Park in Michigan, United States

Lake St. Clair Metropark/Metro Beach Metropark is a 770 acres unit of the Huron-Clinton Metroparks system located roughly 20 miles (32 km) northeast of downtown Detroit, in Harrison Township, Macomb County. Lake St. Clair Metropark has been in existence since 1950 and has seen many changes since then. Originally named St. Clair Metropolitan Beach, it was renamed in 1953 to Metropolitan Beach Metropark and later shortened to Metro Beach Metropark. On December 8, 2011, the Board of Commissioners for the Huron-Clinton Metroparks approved changing the name to Lake St. Clair Metropark. The park is located at Jefferson Avenue and Metropolitan Parkway (16 Mile Road) and there are signs to Lake St. Clair Metropark on Interstate 94 (I-94).

Due to sewage overflows, Metro Beach has seen occasional closures caused by high E. coli content in the water. The beach was closed for nine days in 2009 for this reason.

==Activities==
The main attractions at Lake St. Clair Metropark are the 1,000 ft-long Metro Beach, which still retains its former name, on Lake St.
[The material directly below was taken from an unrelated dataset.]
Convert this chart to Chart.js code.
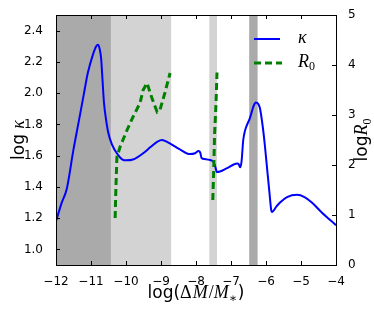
<!DOCTYPE html>
<html>
<head>
<meta charset="utf-8">
<script src="https://cdn.jsdelivr.net/npm/chart.js@4.4.1/dist/chart.umd.min.js"></script>
<style>
html, body { margin: 0; padding: 0; background: #fff; }
#wrap { width: 374px; height: 312px; }
</style>
</head>
<body>
<div id="wrap"><canvas id="c"></canvas></div>
<script>
// kappa curve (left axis)
const kappaX = [-12, -11.85, -11.69, -11.5, -11.34, -11.2, -11.09, -10.94, -10.85, -10.8, -10.75, -10.71, -10.67, -10.63, -10.57, -10.51, -10.4, -10.23, -10.1, -10.0, -9.8, -9.51, -9.3, -9.1, -8.97, -8.8, -8.46, -8.17, -8.03, -7.93, -7.88, -7.84, -7.75, -7.6, -7.5, -7.45, -7.4, -7.11, -6.83, -6.78, -6.74, -6.7, -6.65, -6.6, -6.46, -6.35, -6.29, -6.22, -6.17, -6.09, -6.03, -5.97, -5.9, -5.85, -5.83, -5.7, -5.6, -5.4, -5.11, -4.9, -4.69, -4.4, -4];
const kappaY = [1.18, 1.29, 1.39, 1.64, 1.83, 2.0, 2.13, 2.25, 2.30, 2.31, 2.28, 2.22, 2.08, 1.94, 1.83, 1.75, 1.67, 1.605, 1.575, 1.57, 1.575, 1.615, 1.655, 1.69, 1.70, 1.685, 1.64, 1.61, 1.615, 1.63, 1.62, 1.585, 1.578, 1.572, 1.56, 1.53, 1.495, 1.52, 1.55, 1.545, 1.525, 1.56, 1.70, 1.76, 1.84, 1.92, 1.94, 1.93, 1.90, 1.78, 1.66, 1.52, 1.36, 1.25, 1.24, 1.275, 1.30, 1.335, 1.35, 1.335, 1.30, 1.235, 1.155];

// R0 curve (right axis), null = gap
const r0X = [-10.31, -10.29, -10.26, -10.17, -9.97, -9.8, -9.6, -9.51, -9.4, -9.26, -9.11, -9.03, -8.89, -8.74, null, -7.52, -7.49, -7.47, -7.43, -7.40];
const r0Y = [0.94, 1.5, 2.16, 2.36, 2.7, 2.96, 3.24, 3.5, 3.64, 3.34, 3.06, 3.1, 3.44, 3.84, null, 1.3, 2.0, 2.6, 3.2, 3.85];

// shaded x ranges
const darkBands = [[-12, -10.43], [-6.48, -6.24]];
const lightBands = [[-10.43, -8.71], [-7.62, -7.40]];

const xTicks = [-12, -11, -10, -9, -8, -7, -6, -5, -4];
const kappaTicks = [1.0, 1.2, 1.4, 1.6, 1.8, 2.0, 2.2, 2.4];
const r0Ticks = [0, 1, 2, 3, 4, 5];

const SANS = '"DejaVu Sans", sans-serif';
const SERIF = '"Liberation Serif", "DejaVu Serif", serif';

const minus = (v) => (v < 0 ? '\u2212' + Math.abs(v) : String(v));

function drawRich(ctx, parts, x, y, angle) {
    ctx.save();
    ctx.translate(x, y);
    ctx.rotate(angle);
    ctx.textAlign = 'left';
    ctx.textBaseline = 'alphabetic';
    ctx.fillStyle = '#000';
    let total = 0;
    parts.forEach(p => { ctx.font = p.f; p.w = ctx.measureText(p.t).width + (p.gap || 0); total += p.w; });
    let cx = -total / 2;
    parts.forEach(p => { ctx.font = p.f; ctx.fillText(p.t, cx, p.dy || 0); cx += p.w; });
    ctx.restore();
}

const decor = {
    id: 'decor',
    beforeDatasetsDraw(chart) {
        const { ctx, chartArea: a, scales: { x } } = chart;
        ctx.save();
        const band = (list, color) => {
            ctx.fillStyle = color;
            list.forEach(([x0, x1]) => {
                const p0 = x.getPixelForValue(x0), p1 = x.getPixelForValue(x1);
                ctx.fillRect(p0, a.top, p1 - p0, a.bottom - a.top);
            });
        };
        band(darkBands, '#aaaaaa');
        band(lightBands, '#d3d3d3');
        ctx.restore();
    },
    afterDraw(chart) {
        const { ctx, chartArea: a, scales: { x, y, y2 } } = chart;
        ctx.save();
        ctx.strokeStyle = '#000';
        ctx.lineWidth = 1;
        // inward ticks
        ctx.beginPath();
        xTicks.forEach(v => {
            const px = Math.round(x.getPixelForValue(v)) + 0.5;
            ctx.moveTo(px, a.bottom); ctx.lineTo(px, a.bottom - 4);
            ctx.moveTo(px, a.top); ctx.lineTo(px, a.top + 4);
        });
        kappaTicks.forEach(v => {
            const py = Math.round(y.getPixelForValue(v)) + 0.5;
            ctx.moveTo(a.left, py); ctx.lineTo(a.left + 4, py);
        });
        r0Ticks.forEach(v => {
            const py = Math.round(y2.getPixelForValue(v)) + 0.5;
            ctx.moveTo(a.right, py); ctx.lineTo(a.right - 4, py);
        });
        ctx.stroke();
        // frame
        ctx.strokeRect(Math.round(a.left) + 0.5, Math.round(a.top) + 0.5,
            Math.round(a.right - a.left), Math.round(a.bottom - a.top));

        // legend
        const lx0 = a.right - 82, lx1 = a.right - 56;
        ctx.lineWidth = 2;
        ctx.strokeStyle = '#0000ff';
        ctx.beginPath(); ctx.moveTo(lx0, a.top + 24); ctx.lineTo(lx1, a.top + 24); ctx.stroke();
        ctx.lineWidth = 3;
        ctx.strokeStyle = '#008000';
        ctx.setLineDash([7, 4]);
        ctx.beginPath(); ctx.moveTo(lx0, a.top + 48); ctx.lineTo(lx1 + 2, a.top + 48); ctx.stroke();
        ctx.setLineDash([]);
        ctx.fillStyle = '#000';
        ctx.textBaseline = 'middle';
        ctx.textAlign = 'left';
        ctx.font = 'italic 18px ' + SERIF;
        ctx.fillText('\u03ba', a.right - 38, a.top + 23);
        ctx.fillText('R', a.right - 38, a.top + 47);
        ctx.font = '12px ' + SERIF;
        ctx.fillText('0', a.right - 27, a.top + 52);
        ctx.restore();

        // axis labels
        const cxm = (a.left + a.right) / 2, cym = (a.top + a.bottom) / 2;
        drawRich(ctx, [
            { t: 'log(', f: '17px ' + SANS },
            { t: '\u0394', f: '18px ' + SERIF, gap: 1 },
            { t: 'M', f: 'italic 18px ' + SERIF, gap: 1 },
            { t: '/', f: '18px ' + SERIF },
            { t: 'M', f: 'italic 18px ' + SERIF },
            { t: '\u2217', f: '12px ' + SERIF, dy: 4, gap: 1 },
            { t: ')', f: '17px ' + SANS }
        ], cxm, a.bottom + 33, 0);
        drawRich(ctx, [
            { t: 'log ', f: '17px ' + SANS },
            { t: '\u03ba', f: 'italic 18px ' + SERIF }
        ], a.left - 32, cym, -Math.PI / 2);
        drawRich(ctx, [
            { t: 'log', f: '17px ' + SANS },
            { t: 'R', f: 'italic 18px ' + SERIF },
            { t: '0', f: '12px ' + SERIF, dy: 4 }
        ], a.right + 31, cym, -Math.PI / 2);
    }
};

const tickFont = { family: SANS, size: 12 };

new Chart(document.getElementById('c'), {
    type: 'scatter',
    data: {
        datasets: [{
            label: '\u03ba',
            data: kappaX.map((v, i) => ({ x: v, y: kappaY[i] })),
            yAxisID: 'y',
            showLine: true,
            borderColor: '#0000ff',
            borderWidth: 2,
            pointRadius: 0,
            cubicInterpolationMode: 'monotone',
            order: 1
        }, {
            label: 'R0',
            data: r0X.map((v, i) => ({ x: v, y: r0Y[i] })),
            yAxisID: 'y2',
            showLine: true,
            spanGaps: false,
            borderColor: '#008000',
            borderWidth: 3,
            borderDash: [7, 4],
            pointRadius: 0,
            tension: 0,
            order: 0
        }]
    },
    options: {
        responsive: true,
        maintainAspectRatio: false,
        animation: false,
        layout: { padding: { top: 15, left: 0, right: 0, bottom: 0 } },
        plugins: { legend: { display: false }, tooltip: { enabled: false } },
        scales: {
            x: {
                type: 'linear', min: -12, max: -4,
                afterBuildTicks: (s) => { s.ticks = xTicks.map(v => ({ value: v })); },
                afterFit: (s) => { s.height = 47; },
                ticks: { callback: minus, font: tickFont, color: '#000', padding: 2, maxRotation: 0, autoSkip: false },
                grid: { display: false },
                border: { display: false }
            },
            y: {
                type: 'linear', position: 'left', min: 0.9, max: 2.5,
                afterBuildTicks: (s) => { s.ticks = kappaTicks.map(v => ({ value: v })); },
                afterFit: (s) => { s.width = 56; },
                ticks: { callback: (v) => v.toFixed(1), font: tickFont, color: '#000', padding: 5, autoSkip: false },
                grid: { display: false },
                border: { display: false }
            },
            y2: {
                type: 'linear', position: 'right', min: 0, max: 5,
                afterBuildTicks: (s) => { s.ticks = r0Ticks.map(v => ({ value: v })); },
                afterFit: (s) => { s.width = 38; },
                ticks: { callback: (v) => String(v), font: tickFont, color: '#000', padding: 4, autoSkip: false },
                grid: { display: false },
                border: { display: false }
            }
        }
    },
    plugins: [decor]
});
</script>
</body>
</html>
Clair, the marinas and boat launches, an Olympic-sized pool with two water slides and inflatable obstacle course, the "Squirt Zone" where kids can play with equipment that shoots water, an 18-hole Par 3 golf course and miniature golf course, the fitness trails, and the Nature Study Area/Nature Center where 275 species of birds have been recorded. A paved, one mile shoreline trail follows the Lake St. Clair shoreline in the park.
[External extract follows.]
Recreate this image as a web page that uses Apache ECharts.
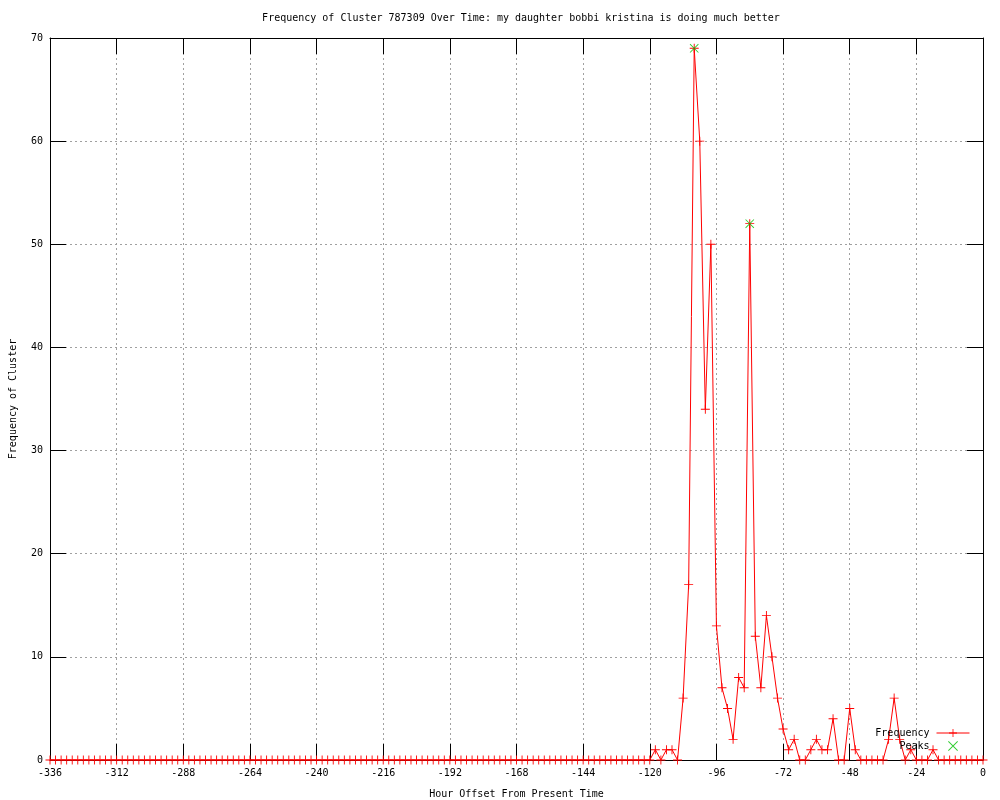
<!DOCTYPE html>
<html>
<head>
<meta charset="utf-8">
<script src="https://cdn.jsdelivr.net/npm/echarts@6/dist/echarts.min.js"></script>
<style>html,body{margin:0;padding:0;background:#fff}#c{width:1000px;height:800px}</style>
</head>
<body>
<div id="c"></div>
<script>
const titleText = 'Frequency of Cluster 787309 Over Time: my daughter bobbi kristina is doing much better';
const xName = 'Hour Offset From Present Time';
const yName = 'Frequency of Cluster';
const hourStart = -336;
const hourStep = 2;
const freqValues = [
  0,0,0,0,0,0,0,0,0,0,0,0,
  0,0,0,0,0,0,0,0,0,0,0,0,
  0,0,0,0,0,0,0,0,0,0,0,0,
  0,0,0,0,0,0,0,0,0,0,0,0,
  0,0,0,0,0,0,0,0,0,0,0,0,
  0,0,0,0,0,0,0,0,0,0,0,0,
  0,0,0,0,0,0,0,0,0,0,0,0,
  0,0,0,0,0,0,0,0,0,0,0,0,
  0,0,0,0,0,0,0,0,0,0,0,0,
  0,
  1,0,1,1,0,6,17,69,60,34,50,13,
  7,5,2,8,7,52,12,7,14,10,6,3,
  1,2,0,0,1,2,1,1,4,0,0,5,
  1,0,0,0,0,0,2,6,2,0,1,0,
  0,0,1,0,0,0,0,0,0,0,0,0
];
const peakHours = [-104, -84];
const peakValues = [69, 52];
const xTicks = {min: -336, max: 0, interval: 24};
const yTicks = {min: 0, max: 70, interval: 10};

const freqData = freqValues.map((v, i) => [hourStart + i * hourStep, v]);
const peakData = peakHours.map((h, i) => [h, peakValues[i]]);

const FONT = 'DejaVu Sans Mono';
const plus = 'path://M0,4.5h10v1h-10z M4.5,0h1v10h-1z';
const cross = 'path://M0,0.7L0.7,0L10,9.3L9.3,10Z M9.3,0L10,0.7L0.7,10L0,9.3Z';

const chart = echarts.init(document.getElementById('c'), null, {renderer: 'canvas'});
const gridLine = {show: true, lineStyle: {color: '#a0a0a0', type: [2, 3], width: 1}};
const tick = {show: true, inside: true, length: 16, lineStyle: {color: '#000', width: 1}};
chart.setOption({
  animation: false,
  backgroundColor: '#fff',
  title: {text: titleText, left: 516, top: 8, textAlign: 'center',
    textStyle: {fontFamily: FONT, fontSize: 10, fontWeight: 'normal', color: '#000'}},
  grid: {left: 50, right: 17, top: 38, bottom: 40, show: false, containLabel: false, outerBoundsMode: 'none'},
  legend: {
    orient: 'vertical', right: 30, top: 728, align: 'right', padding: 0,
    itemWidth: 33, itemHeight: 10, itemGap: 3,
    lineStyle: {width: 1},
    textStyle: {fontFamily: FONT, fontSize: 10, color: '#000', padding: [0, 2, 0, 0]},
    data: ['Frequency', 'Peaks']
  },
  xAxis: [{
    type: 'value', min: xTicks.min, max: xTicks.max, interval: xTicks.interval,
    name: xName, nameLocation: 'middle', nameGap: 29,
    nameTextStyle: {fontFamily: FONT, fontSize: 10, color: '#000'},
    axisLine: {show: true, onZero: false, lineStyle: {color: '#000', width: 1}},
    axisTick: tick,
    axisLabel: {fontFamily: FONT, fontSize: 10, color: '#000', margin: 8},
    splitLine: gridLine
  }, {
    type: 'value', position: 'top', min: xTicks.min, max: xTicks.max, interval: xTicks.interval,
    axisLine: {show: true, onZero: false, lineStyle: {color: '#000', width: 1}},
    axisTick: tick, axisLabel: {show: false}, splitLine: {show: false}
  }],
  yAxis: [{
    type: 'value', min: yTicks.min, max: yTicks.max, interval: yTicks.interval,
    name: yName, nameLocation: 'middle', nameGap: 32, nameRotate: 90,
    nameTextStyle: {fontFamily: FONT, fontSize: 10, color: '#000'},
    axisLine: {show: true, onZero: false, lineStyle: {color: '#000', width: 1}},
    axisTick: tick,
    axisLabel: {fontFamily: FONT, fontSize: 10, color: '#000', margin: 7},
    splitLine: gridLine
  }, {
    type: 'value', position: 'right', min: yTicks.min, max: yTicks.max, interval: yTicks.interval,
    axisLine: {show: true, onZero: false, lineStyle: {color: '#000', width: 1}},
    axisTick: tick, axisLabel: {show: false}, splitLine: {show: false}
  }],
  series: [{
    name: 'Frequency', type: 'line', data: freqData,
    symbol: plus, symbolSize: 9, showAllSymbol: true,
    lineStyle: {color: '#ff0000', width: 1},
    itemStyle: {color: '#ff0000'},
    z: 3
  }, {
    name: 'Peaks', type: 'scatter', data: peakData,
    symbol: cross, symbolSize: 9,
    itemStyle: {color: '#00c000'},
    z: 4
  }]
});
</script>
</body>
</html>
Ice-fishing, cross-country skiing on groomed trails, and ice skating are some of the winter activities Metro Beach has to offer.

==Upgrades==
In July 2026, Huron-Clinton Metroparks announced a $15 million campaign to take place over a three-year period. Work will include reopening the North Marina which closed in 2019 due to damage caused by high water. The North Marina Bathhouse will be upgraded as will the West Boardwalk and electrical infrastructure and adding greenery to Parking Lot C which will aid in storm run-off.

==Miscellaneous trivia==

- The point that extends into Lake St. Clair was originally an island.
- On a clear day, the Nine Mile Tower in St. Clair Shores and the Renaissance Center in Detroit are visible over Lake St. Clair.
- Despite being in a suburban area, there are deer that live within Lake St. Clair Metropark like many other areas in Metro Detroit.
- Detroit radio station, WCSX, recorded a parody of the song Kokomo in the late 1990s making fun of the notorious filthiness of the lake of the time.